BRIEF: Copy out each line exactly; pictures stay out of the copy.

________________________

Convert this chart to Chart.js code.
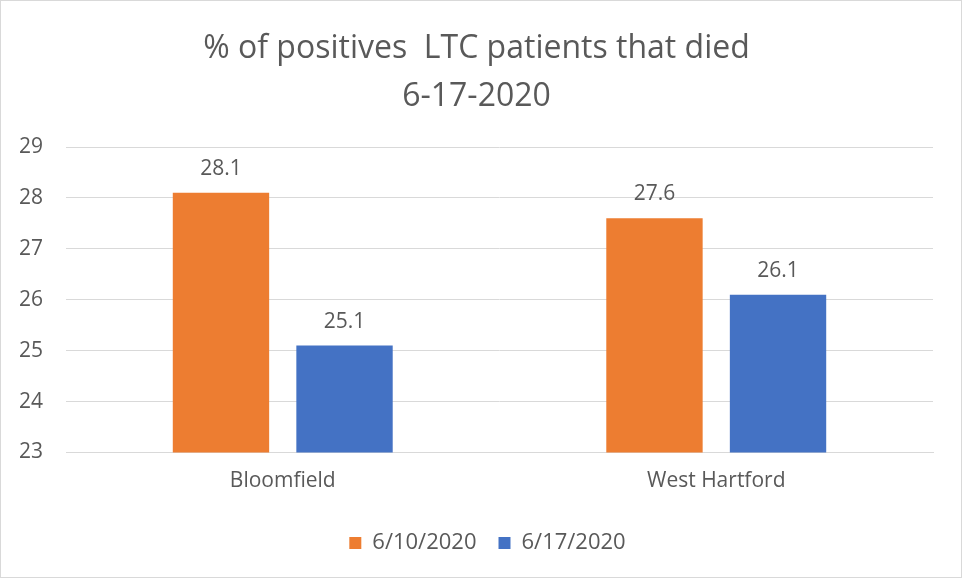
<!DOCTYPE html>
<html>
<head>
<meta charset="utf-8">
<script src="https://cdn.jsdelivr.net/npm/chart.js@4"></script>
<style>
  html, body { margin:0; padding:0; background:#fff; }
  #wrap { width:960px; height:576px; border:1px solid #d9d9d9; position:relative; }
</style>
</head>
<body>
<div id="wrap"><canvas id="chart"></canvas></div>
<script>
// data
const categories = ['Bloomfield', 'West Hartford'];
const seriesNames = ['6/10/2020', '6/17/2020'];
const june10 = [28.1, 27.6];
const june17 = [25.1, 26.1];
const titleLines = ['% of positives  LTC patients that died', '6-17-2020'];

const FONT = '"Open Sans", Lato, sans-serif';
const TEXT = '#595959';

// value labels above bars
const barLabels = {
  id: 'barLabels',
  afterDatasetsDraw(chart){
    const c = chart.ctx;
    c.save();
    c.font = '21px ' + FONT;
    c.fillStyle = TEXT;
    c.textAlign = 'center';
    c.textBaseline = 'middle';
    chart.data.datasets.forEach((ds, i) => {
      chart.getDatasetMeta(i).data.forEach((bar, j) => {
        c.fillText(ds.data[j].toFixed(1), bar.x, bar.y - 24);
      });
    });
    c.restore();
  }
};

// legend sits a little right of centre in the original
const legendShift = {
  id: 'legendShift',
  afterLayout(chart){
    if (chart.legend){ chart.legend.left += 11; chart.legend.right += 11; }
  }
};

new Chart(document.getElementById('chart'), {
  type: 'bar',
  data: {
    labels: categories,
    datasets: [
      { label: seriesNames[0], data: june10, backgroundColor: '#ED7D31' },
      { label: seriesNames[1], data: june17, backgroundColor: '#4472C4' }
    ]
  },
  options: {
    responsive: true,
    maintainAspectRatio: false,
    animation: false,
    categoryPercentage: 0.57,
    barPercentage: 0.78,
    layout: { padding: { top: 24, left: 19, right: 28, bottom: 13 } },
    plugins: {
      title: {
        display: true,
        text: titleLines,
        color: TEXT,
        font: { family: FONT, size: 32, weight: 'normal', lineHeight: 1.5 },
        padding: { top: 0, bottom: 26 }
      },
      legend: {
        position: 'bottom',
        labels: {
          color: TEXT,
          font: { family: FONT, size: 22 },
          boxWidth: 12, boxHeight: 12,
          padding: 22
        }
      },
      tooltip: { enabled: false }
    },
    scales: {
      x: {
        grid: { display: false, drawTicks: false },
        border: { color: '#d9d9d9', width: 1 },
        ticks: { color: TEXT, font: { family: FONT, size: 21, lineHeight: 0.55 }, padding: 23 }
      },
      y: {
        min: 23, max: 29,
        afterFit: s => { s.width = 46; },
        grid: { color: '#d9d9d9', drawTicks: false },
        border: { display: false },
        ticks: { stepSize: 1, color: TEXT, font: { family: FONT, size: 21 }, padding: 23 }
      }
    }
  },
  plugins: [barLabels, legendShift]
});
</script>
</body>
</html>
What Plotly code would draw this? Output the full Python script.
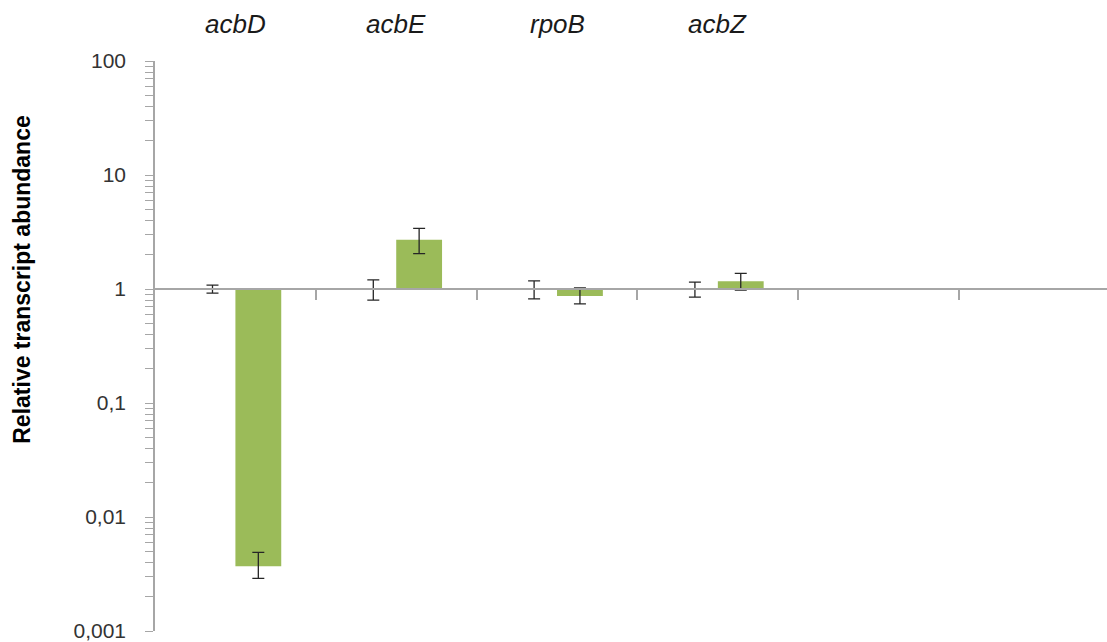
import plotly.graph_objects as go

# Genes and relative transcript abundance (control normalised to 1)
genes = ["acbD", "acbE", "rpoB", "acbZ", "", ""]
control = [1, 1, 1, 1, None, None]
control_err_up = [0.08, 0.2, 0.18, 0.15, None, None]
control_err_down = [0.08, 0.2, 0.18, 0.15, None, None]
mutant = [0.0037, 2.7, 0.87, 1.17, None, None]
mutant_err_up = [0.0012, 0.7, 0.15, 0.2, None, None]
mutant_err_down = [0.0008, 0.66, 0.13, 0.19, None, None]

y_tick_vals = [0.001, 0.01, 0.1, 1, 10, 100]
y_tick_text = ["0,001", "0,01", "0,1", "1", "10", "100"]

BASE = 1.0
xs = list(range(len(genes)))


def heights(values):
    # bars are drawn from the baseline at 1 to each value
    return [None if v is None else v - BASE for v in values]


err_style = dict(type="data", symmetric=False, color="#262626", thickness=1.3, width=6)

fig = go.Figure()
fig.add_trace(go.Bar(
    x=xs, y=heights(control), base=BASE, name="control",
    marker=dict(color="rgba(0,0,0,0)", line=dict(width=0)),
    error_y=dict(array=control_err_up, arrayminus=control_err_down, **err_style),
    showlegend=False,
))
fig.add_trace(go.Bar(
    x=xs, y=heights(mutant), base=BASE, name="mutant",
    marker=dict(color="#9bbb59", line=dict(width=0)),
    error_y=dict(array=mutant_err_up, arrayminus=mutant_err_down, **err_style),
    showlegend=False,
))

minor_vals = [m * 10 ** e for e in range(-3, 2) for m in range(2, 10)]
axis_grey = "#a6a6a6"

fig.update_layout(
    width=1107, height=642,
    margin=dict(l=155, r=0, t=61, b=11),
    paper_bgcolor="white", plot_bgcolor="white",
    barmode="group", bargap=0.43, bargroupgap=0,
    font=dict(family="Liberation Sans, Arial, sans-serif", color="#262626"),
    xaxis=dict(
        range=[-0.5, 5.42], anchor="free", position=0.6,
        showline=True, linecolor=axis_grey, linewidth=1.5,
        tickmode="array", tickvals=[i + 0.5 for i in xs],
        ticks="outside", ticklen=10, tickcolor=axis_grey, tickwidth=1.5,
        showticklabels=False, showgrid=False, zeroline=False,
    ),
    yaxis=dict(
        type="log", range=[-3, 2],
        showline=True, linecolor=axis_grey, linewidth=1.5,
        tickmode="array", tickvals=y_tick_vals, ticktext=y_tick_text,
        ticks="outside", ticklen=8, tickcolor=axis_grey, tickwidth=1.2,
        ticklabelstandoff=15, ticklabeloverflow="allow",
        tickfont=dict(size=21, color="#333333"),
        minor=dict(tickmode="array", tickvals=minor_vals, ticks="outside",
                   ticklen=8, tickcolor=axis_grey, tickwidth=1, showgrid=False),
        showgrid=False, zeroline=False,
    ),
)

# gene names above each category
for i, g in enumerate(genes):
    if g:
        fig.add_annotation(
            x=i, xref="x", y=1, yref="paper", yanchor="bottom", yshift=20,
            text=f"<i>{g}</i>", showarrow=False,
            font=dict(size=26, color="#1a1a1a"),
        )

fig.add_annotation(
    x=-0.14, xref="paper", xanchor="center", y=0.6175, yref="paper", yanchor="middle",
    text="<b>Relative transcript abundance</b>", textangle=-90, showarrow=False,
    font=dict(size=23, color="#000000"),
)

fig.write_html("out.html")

________________________

ANSWER TO THIS PROBLEM:
Convert this chart to Chart.js code.
<!DOCTYPE html>
<html>
<head>
<meta charset="utf-8">
<script src="https://cdn.jsdelivr.net/npm/chart.js@4"></script>
<style>
  html, body { margin:0; padding:0; background:#fff; }
  #wrap { width:960px; height:576px; border:1px solid #d9d9d9; position:relative; }
</style>
</head>
<body>
<div id="wrap"><canvas id="chart"></canvas></div>
<script>
// data
const categories = ['Bloomfield', 'West Hartford'];
const seriesNames = ['6/10/2020', '6/17/2020'];
const june10 = [28.1, 27.6];
const june17 = [25.1, 26.1];
const titleLines = ['% of positives  LTC patients that died', '6-17-2020'];

const FONT = '"Open Sans", Lato, sans-serif';
const TEXT = '#595959';

// value labels above bars
const barLabels = {
  id: 'barLabels',
  afterDatasetsDraw(chart){
    const c = chart.ctx;
    c.save();
    c.font = '21px ' + FONT;
    c.fillStyle = TEXT;
    c.textAlign = 'center';
    c.textBaseline = 'middle';
    chart.data.datasets.forEach((ds, i) => {
      chart.getDatasetMeta(i).data.forEach((bar, j) => {
        c.fillText(ds.data[j].toFixed(1), bar.x, bar.y - 24);
      });
    });
    c.restore();
  }
};

// legend sits a little right of centre in the original
const legendShift = {
  id: 'legendShift',
  afterLayout(chart){
    if (chart.legend){ chart.legend.left += 11; chart.legend.right += 11; }
  }
};

new Chart(document.getElementById('chart'), {
  type: 'bar',
  data: {
    labels: categories,
    datasets: [
      { label: seriesNames[0], data: june10, backgroundColor: '#ED7D31' },
      { label: seriesNames[1], data: june17, backgroundColor: '#4472C4' }
    ]
  },
  options: {
    responsive: true,
    maintainAspectRatio: false,
    animation: false,
    categoryPercentage: 0.57,
    barPercentage: 0.78,
    layout: { padding: { top: 24, left: 19, right: 28, bottom: 13 } },
    plugins: {
      title: {
        display: true,
        text: titleLines,
        color: TEXT,
        font: { family: FONT, size: 32, weight: 'normal', lineHeight: 1.5 },
        padding: { top: 0, bottom: 26 }
      },
      legend: {
        position: 'bottom',
        labels: {
          color: TEXT,
          font: { family: FONT, size: 22 },
          boxWidth: 12, boxHeight: 12,
          padding: 22
        }
      },
      tooltip: { enabled: false }
    },
    scales: {
      x: {
        grid: { display: false, drawTicks: false },
        border: { color: '#d9d9d9', width: 1 },
        ticks: { color: TEXT, font: { family: FONT, size: 21, lineHeight: 0.55 }, padding: 23 }
      },
      y: {
        min: 23, max: 29,
        afterFit: s => { s.width = 46; },
        grid: { color: '#d9d9d9', drawTicks: false },
        border: { display: false },
        ticks: { stepSize: 1, color: TEXT, font: { family: FONT, size: 21 }, padding: 23 }
      }
    }
  },
  plugins: [barLabels, legendShift]
});
</script>
</body>
</html>
What Plotly code would draw this? Output the full Python script.
import plotly.graph_objects as go

# Genes and relative transcript abundance (control normalised to 1)
genes = ["acbD", "acbE", "rpoB", "acbZ", "", ""]
control = [1, 1, 1, 1, None, None]
control_err_up = [0.08, 0.2, 0.18, 0.15, None, None]
control_err_down = [0.08, 0.2, 0.18, 0.15, None, None]
mutant = [0.0037, 2.7, 0.87, 1.17, None, None]
mutant_err_up = [0.0012, 0.7, 0.15, 0.2, None, None]
mutant_err_down = [0.0008, 0.66, 0.13, 0.19, None, None]

y_tick_vals = [0.001, 0.01, 0.1, 1, 10, 100]
y_tick_text = ["0,001", "0,01", "0,1", "1", "10", "100"]

BASE = 1.0
xs = list(range(len(genes)))


def heights(values):
    # bars are drawn from the baseline at 1 to each value
    return [None if v is None else v - BASE for v in values]


err_style = dict(type="data", symmetric=False, color="#262626", thickness=1.3, width=6)

fig = go.Figure()
fig.add_trace(go.Bar(
    x=xs, y=heights(control), base=BASE, name="control",
    marker=dict(color="rgba(0,0,0,0)", line=dict(width=0)),
    error_y=dict(array=control_err_up, arrayminus=control_err_down, **err_style),
    showlegend=False,
))
fig.add_trace(go.Bar(
    x=xs, y=heights(mutant), base=BASE, name="mutant",
    marker=dict(color="#9bbb59", line=dict(width=0)),
    error_y=dict(array=mutant_err_up, arrayminus=mutant_err_down, **err_style),
    showlegend=False,
))

minor_vals = [m * 10 ** e for e in range(-3, 2) for m in range(2, 10)]
axis_grey = "#a6a6a6"

fig.update_layout(
    width=1107, height=642,
    margin=dict(l=155, r=0, t=61, b=11),
    paper_bgcolor="white", plot_bgcolor="white",
    barmode="group", bargap=0.43, bargroupgap=0,
    font=dict(family="Liberation Sans, Arial, sans-serif", color="#262626"),
    xaxis=dict(
        range=[-0.5, 5.42], anchor="free", position=0.6,
        showline=True, linecolor=axis_grey, linewidth=1.5,
        tickmode="array", tickvals=[i + 0.5 for i in xs],
        ticks="outside", ticklen=10, tickcolor=axis_grey, tickwidth=1.5,
        showticklabels=False, showgrid=False, zeroline=False,
    ),
    yaxis=dict(
        type="log", range=[-3, 2],
        showline=True, linecolor=axis_grey, linewidth=1.5,
        tickmode="array", tickvals=y_tick_vals, ticktext=y_tick_text,
        ticks="outside", ticklen=8, tickcolor=axis_grey, tickwidth=1.2,
        ticklabelstandoff=15, ticklabeloverflow="allow",
        tickfont=dict(size=21, color="#333333"),
        minor=dict(tickmode="array", tickvals=minor_vals, ticks="outside",
                   ticklen=8, tickcolor=axis_grey, tickwidth=1, showgrid=False),
        showgrid=False, zeroline=False,
    ),
)

# gene names above each category
for i, g in enumerate(genes):
    if g:
        fig.add_annotation(
            x=i, xref="x", y=1, yref="paper", yanchor="bottom", yshift=20,
            text=f"<i>{g}</i>", showarrow=False,
            font=dict(size=26, color="#1a1a1a"),
        )

fig.add_annotation(
    x=-0.14, xref="paper", xanchor="center", y=0.6175, yref="paper", yanchor="middle",
    text="<b>Relative transcript abundance</b>", textangle=-90, showarrow=False,
    font=dict(size=23, color="#000000"),
)

fig.write_html("out.html")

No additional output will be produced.